■ REQUIRED TASK
Starting at the first line of the listing below, retype each line up to and including the one that contains "const actionVFJit = [0.15];". Leave pictures out.
.....
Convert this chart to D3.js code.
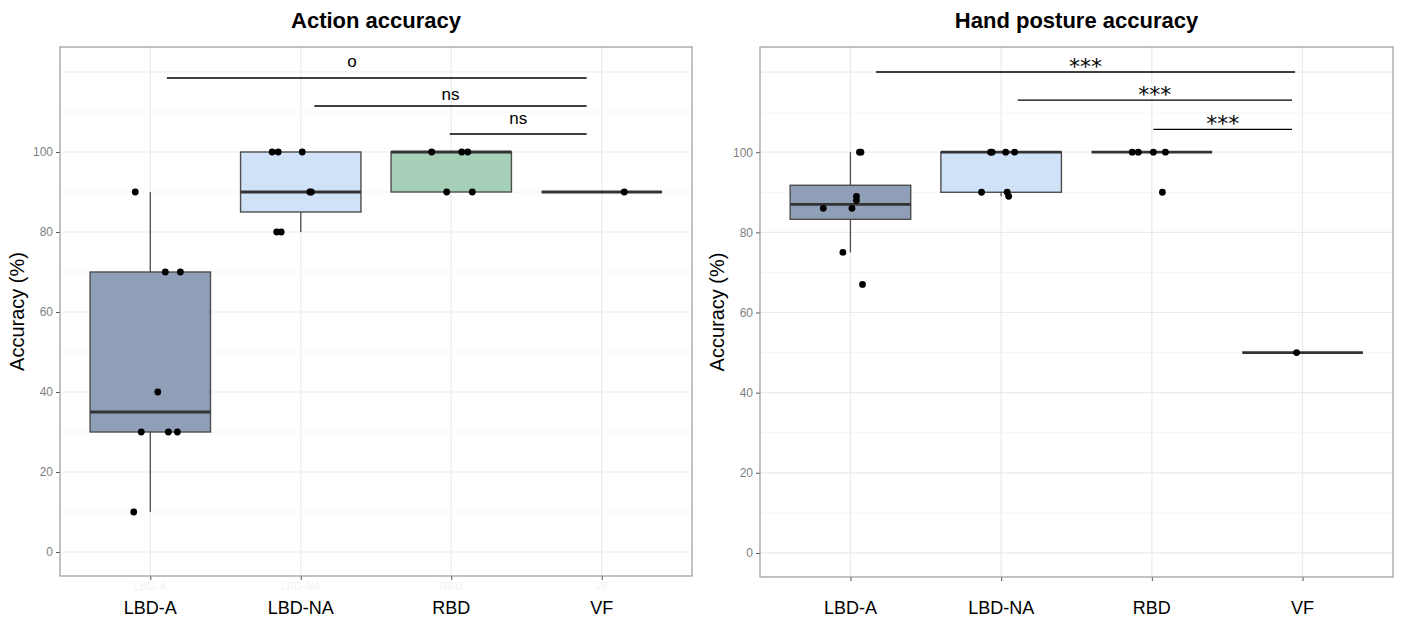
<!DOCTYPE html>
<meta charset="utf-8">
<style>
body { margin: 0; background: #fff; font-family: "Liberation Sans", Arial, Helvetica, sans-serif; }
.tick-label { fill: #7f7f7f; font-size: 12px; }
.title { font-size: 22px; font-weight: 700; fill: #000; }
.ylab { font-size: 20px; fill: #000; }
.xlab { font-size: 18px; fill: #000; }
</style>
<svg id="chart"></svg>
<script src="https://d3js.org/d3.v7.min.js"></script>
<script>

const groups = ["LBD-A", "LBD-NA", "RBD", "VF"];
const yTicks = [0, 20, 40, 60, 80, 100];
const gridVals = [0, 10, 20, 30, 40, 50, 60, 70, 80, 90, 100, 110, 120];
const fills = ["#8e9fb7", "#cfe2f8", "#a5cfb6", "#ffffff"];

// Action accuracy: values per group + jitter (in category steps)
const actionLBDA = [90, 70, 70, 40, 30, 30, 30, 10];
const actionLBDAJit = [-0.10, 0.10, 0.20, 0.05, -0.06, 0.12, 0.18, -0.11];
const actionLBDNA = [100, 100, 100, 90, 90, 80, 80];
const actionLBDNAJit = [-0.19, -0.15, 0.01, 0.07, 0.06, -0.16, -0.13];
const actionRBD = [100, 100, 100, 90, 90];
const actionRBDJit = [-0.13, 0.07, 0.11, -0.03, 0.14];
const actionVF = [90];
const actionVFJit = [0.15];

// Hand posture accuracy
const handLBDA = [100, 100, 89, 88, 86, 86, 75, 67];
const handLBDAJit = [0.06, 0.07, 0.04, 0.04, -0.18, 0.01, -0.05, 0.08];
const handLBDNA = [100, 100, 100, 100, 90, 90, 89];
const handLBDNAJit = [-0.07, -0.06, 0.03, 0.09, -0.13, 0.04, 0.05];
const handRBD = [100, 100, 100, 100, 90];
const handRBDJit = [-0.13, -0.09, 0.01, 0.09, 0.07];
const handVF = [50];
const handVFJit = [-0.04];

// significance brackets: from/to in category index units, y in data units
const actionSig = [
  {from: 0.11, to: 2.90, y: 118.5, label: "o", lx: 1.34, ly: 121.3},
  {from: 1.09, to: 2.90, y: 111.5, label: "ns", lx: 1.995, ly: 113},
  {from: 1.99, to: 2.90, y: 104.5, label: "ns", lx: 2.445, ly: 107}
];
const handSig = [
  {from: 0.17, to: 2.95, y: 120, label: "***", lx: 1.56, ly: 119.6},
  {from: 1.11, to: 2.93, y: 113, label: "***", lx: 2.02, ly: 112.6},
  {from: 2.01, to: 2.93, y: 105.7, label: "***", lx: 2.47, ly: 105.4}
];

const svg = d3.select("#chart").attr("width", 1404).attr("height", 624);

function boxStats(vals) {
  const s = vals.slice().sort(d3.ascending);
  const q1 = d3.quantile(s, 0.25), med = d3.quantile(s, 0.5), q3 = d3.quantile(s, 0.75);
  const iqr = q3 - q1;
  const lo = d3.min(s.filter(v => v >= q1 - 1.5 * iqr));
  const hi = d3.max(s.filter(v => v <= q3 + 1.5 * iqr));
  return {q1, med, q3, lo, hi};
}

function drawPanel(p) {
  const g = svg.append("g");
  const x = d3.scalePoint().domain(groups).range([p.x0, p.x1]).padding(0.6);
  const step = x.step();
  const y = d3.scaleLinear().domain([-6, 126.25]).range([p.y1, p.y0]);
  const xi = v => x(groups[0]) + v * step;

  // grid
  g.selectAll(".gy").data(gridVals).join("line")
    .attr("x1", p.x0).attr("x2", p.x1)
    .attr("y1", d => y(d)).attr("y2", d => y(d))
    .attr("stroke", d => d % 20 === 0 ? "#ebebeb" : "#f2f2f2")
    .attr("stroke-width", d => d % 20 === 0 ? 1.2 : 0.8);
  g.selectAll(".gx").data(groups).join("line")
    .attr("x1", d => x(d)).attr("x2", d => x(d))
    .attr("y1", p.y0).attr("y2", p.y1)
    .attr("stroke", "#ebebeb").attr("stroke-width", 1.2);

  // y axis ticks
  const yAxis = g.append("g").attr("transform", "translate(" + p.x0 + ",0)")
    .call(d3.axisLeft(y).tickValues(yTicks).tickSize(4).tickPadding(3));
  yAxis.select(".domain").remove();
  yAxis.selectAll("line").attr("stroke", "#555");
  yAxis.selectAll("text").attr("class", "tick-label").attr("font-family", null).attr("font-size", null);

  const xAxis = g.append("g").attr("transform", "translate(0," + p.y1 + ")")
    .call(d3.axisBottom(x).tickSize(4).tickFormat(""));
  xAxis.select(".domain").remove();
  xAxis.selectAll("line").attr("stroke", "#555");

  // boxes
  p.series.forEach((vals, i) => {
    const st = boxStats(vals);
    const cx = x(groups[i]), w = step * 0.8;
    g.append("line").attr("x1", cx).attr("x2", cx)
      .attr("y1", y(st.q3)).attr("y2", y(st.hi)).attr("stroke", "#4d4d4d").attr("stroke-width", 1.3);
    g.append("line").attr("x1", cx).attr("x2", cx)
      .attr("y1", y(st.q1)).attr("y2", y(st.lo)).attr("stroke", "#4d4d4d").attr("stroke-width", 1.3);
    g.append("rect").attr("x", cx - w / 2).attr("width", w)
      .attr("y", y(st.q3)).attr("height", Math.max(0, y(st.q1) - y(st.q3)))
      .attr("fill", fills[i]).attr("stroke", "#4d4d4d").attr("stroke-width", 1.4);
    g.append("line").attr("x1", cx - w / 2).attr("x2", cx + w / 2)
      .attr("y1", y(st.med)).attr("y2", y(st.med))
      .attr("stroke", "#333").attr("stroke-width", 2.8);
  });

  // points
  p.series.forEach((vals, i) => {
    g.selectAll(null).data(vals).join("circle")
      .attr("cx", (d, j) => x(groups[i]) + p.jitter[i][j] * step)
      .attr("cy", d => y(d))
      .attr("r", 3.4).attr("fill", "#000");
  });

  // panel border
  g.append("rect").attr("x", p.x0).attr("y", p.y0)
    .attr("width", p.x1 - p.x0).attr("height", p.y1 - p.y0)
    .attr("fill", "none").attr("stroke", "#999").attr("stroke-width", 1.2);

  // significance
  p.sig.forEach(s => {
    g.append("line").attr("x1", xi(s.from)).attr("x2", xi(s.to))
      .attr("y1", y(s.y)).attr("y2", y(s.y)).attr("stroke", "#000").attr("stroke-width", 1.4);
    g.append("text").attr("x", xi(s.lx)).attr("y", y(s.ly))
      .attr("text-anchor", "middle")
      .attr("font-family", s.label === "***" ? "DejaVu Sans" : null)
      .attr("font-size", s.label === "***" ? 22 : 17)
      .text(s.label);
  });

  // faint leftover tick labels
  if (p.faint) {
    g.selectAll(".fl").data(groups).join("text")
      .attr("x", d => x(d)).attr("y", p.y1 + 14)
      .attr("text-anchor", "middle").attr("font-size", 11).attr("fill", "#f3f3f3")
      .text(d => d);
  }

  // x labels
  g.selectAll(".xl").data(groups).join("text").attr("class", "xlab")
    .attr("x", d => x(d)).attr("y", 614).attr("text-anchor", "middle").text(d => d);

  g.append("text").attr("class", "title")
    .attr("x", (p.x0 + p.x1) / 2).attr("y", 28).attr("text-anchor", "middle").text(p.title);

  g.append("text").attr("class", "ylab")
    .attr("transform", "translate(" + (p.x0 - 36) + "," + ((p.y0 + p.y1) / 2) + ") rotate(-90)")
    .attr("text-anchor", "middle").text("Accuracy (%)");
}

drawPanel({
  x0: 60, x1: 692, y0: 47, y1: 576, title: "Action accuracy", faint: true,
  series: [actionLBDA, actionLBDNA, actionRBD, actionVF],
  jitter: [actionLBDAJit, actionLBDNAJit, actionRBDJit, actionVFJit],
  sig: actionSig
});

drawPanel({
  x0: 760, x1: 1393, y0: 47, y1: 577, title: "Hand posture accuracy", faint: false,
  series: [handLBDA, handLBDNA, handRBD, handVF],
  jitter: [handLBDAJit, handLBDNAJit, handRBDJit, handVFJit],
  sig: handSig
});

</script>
.....
■ TASK RESPONSE
Convert this chart to D3.js code.
<!DOCTYPE html>
<meta charset="utf-8">
<style>
body { margin: 0; background: #fff; font-family: "Liberation Sans", Arial, Helvetica, sans-serif; }
.tick-label { fill: #7f7f7f; font-size: 12px; }
.title { font-size: 22px; font-weight: 700; fill: #000; }
.ylab { font-size: 20px; fill: #000; }
.xlab { font-size: 18px; fill: #000; }
</style>
<svg id="chart"></svg>
<script src="https://d3js.org/d3.v7.min.js"></script>
<script>

const groups = ["LBD-A", "LBD-NA", "RBD", "VF"];
const yTicks = [0, 20, 40, 60, 80, 100];
const gridVals = [0, 10, 20, 30, 40, 50, 60, 70, 80, 90, 100, 110, 120];
const fills = ["#8e9fb7", "#cfe2f8", "#a5cfb6", "#ffffff"];

// Action accuracy: values per group + jitter (in category steps)
const actionLBDA = [90, 70, 70, 40, 30, 30, 30, 10];
const actionLBDAJit = [-0.10, 0.10, 0.20, 0.05, -0.06, 0.12, 0.18, -0.11];
const actionLBDNA = [100, 100, 100, 90, 90, 80, 80];
const actionLBDNAJit = [-0.19, -0.15, 0.01, 0.07, 0.06, -0.16, -0.13];
const actionRBD = [100, 100, 100, 90, 90];
const actionRBDJit = [-0.13, 0.07, 0.11, -0.03, 0.14];
const actionVF = [90];
const actionVFJit = [0.15];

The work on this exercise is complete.